Lightweight branches are what happens if you just use mercurial. Your repository history forks and sometimes merges as you change things and move around your history.

The other four are ways of annotating lightweight branches and the changesets that make them up.

named branches and tags are mercurial-only concepts where the branch names and tags actually get recorded in the repository by making more commits to the repository. They'll tend to propagate to other repositories in ways which are not necessarily obvious.

local tags and bookmarks are much more like what git calls tags and branches. They're metadata rather than being mixed in with the versioned objects. So they're not represented as part of the repository history. They tend to be local to your repository, and won't propagate unless you propagate them deliberately.

At least I think that's how they all work. After about twelve months of using mercurial daily I haven't really got to grips with its model(s). If anyone knows better than me then feel free to edit this answer so it's correct.

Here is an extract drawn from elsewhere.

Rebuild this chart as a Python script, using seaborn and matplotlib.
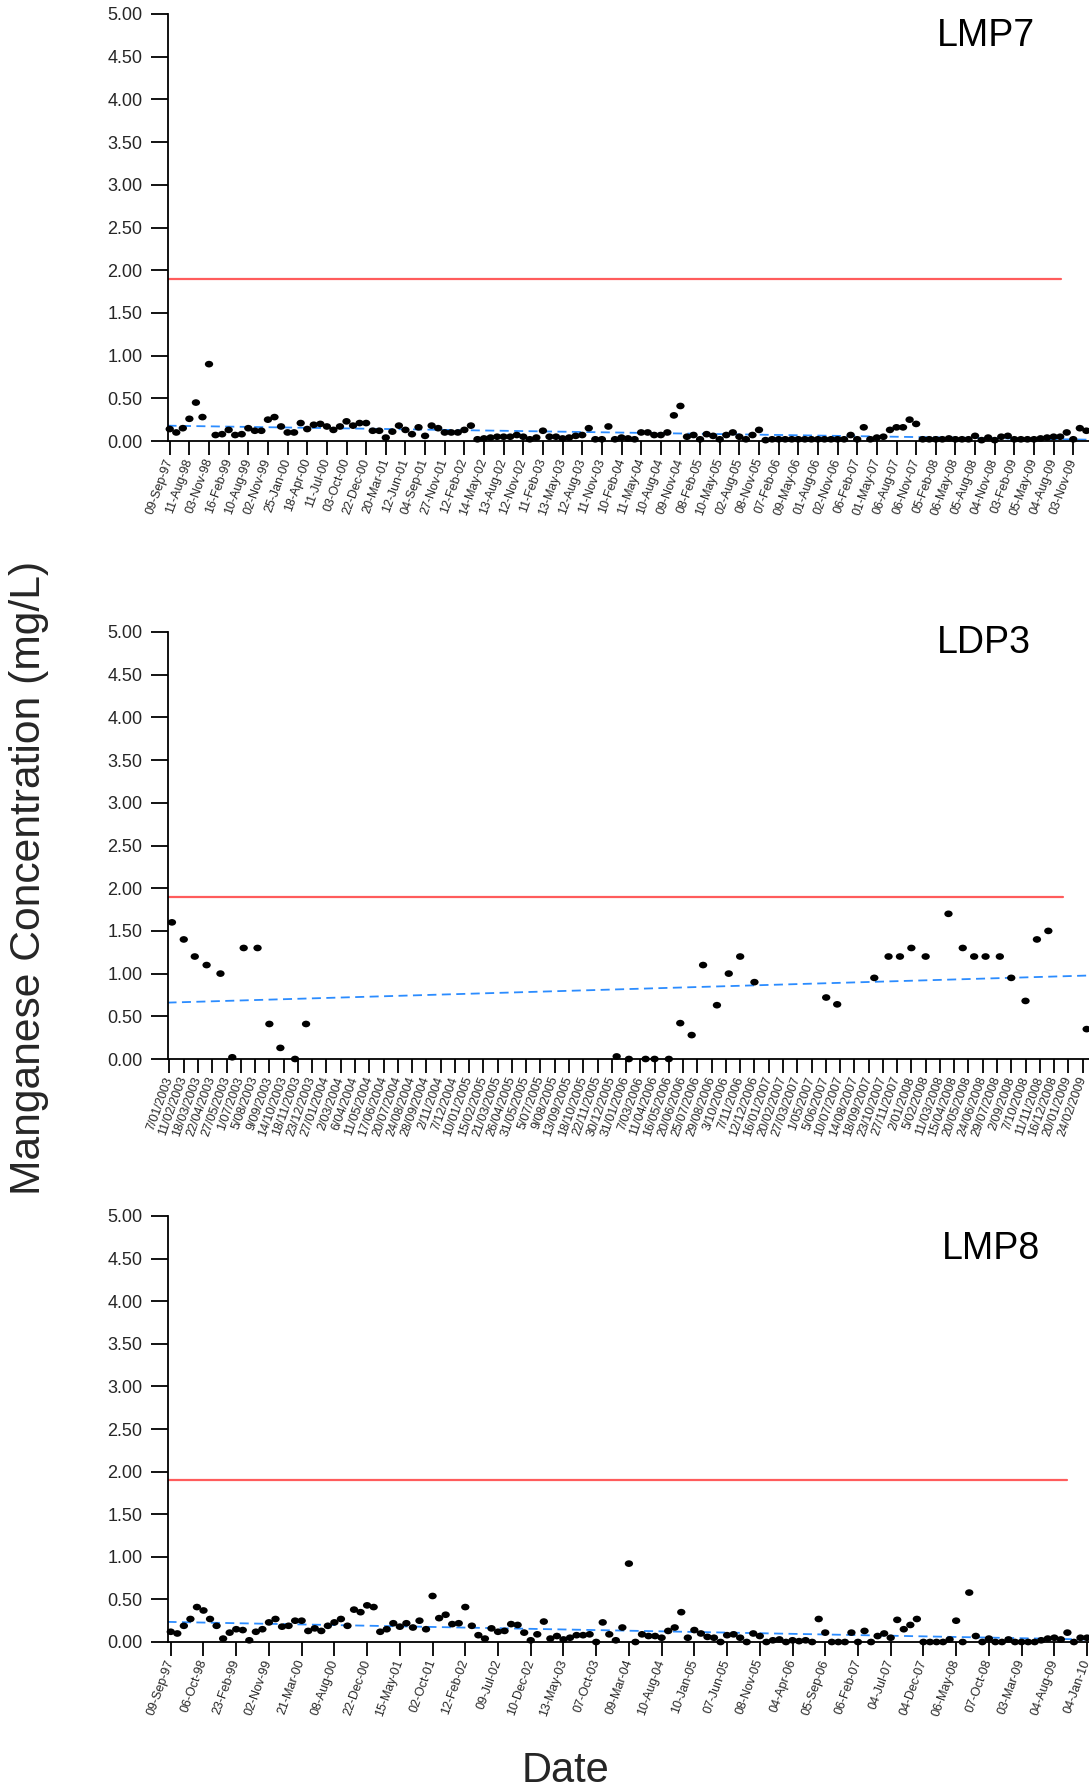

How I actually use these things in practice.

I'm working on a single shared repository with about 20 other people. I make many experiments and local branches in my own private repository, which never get pushed to our main central repository. Occasionally once an experiment has worked out I'll modify the main line and push a changeset into the central repository, from which it will find its way to everyone else's machine.

I'll occasionally push some changesets to a co-worker if they're one of the people who's comfy with how mercurial works. But several people are a bit scared of it and prefer if I send them diffs that they can apply with patch.

For experiments I expect to be short lived and private, I just let lightweight branches happen where they may, and remember what's going on. If I feel my memory slipping about a twig that's been around for a bit, I bookmark it.

I use local tags to mark revisions I might like to come back to one day. They make interesting past states easier to find.

I myself almost never make non-local tags or named branches (except by accident, and I destroy them if I do). But our release people do. Our released major versions all have their own named branches off from the main line, and minor versions have tags on those branches. That ensures that these important branches and tags look the same to everyone.

Again, I've no idea whether this is how one's supposed to use mercurial, but it seems to be a model that works well for our size of team.

If three or four of us wanted to collaborate on an experiment, that would probably be worth a named branch, which we'd probably share between ourselves but not push to the central repo. I don't know how well that would work out!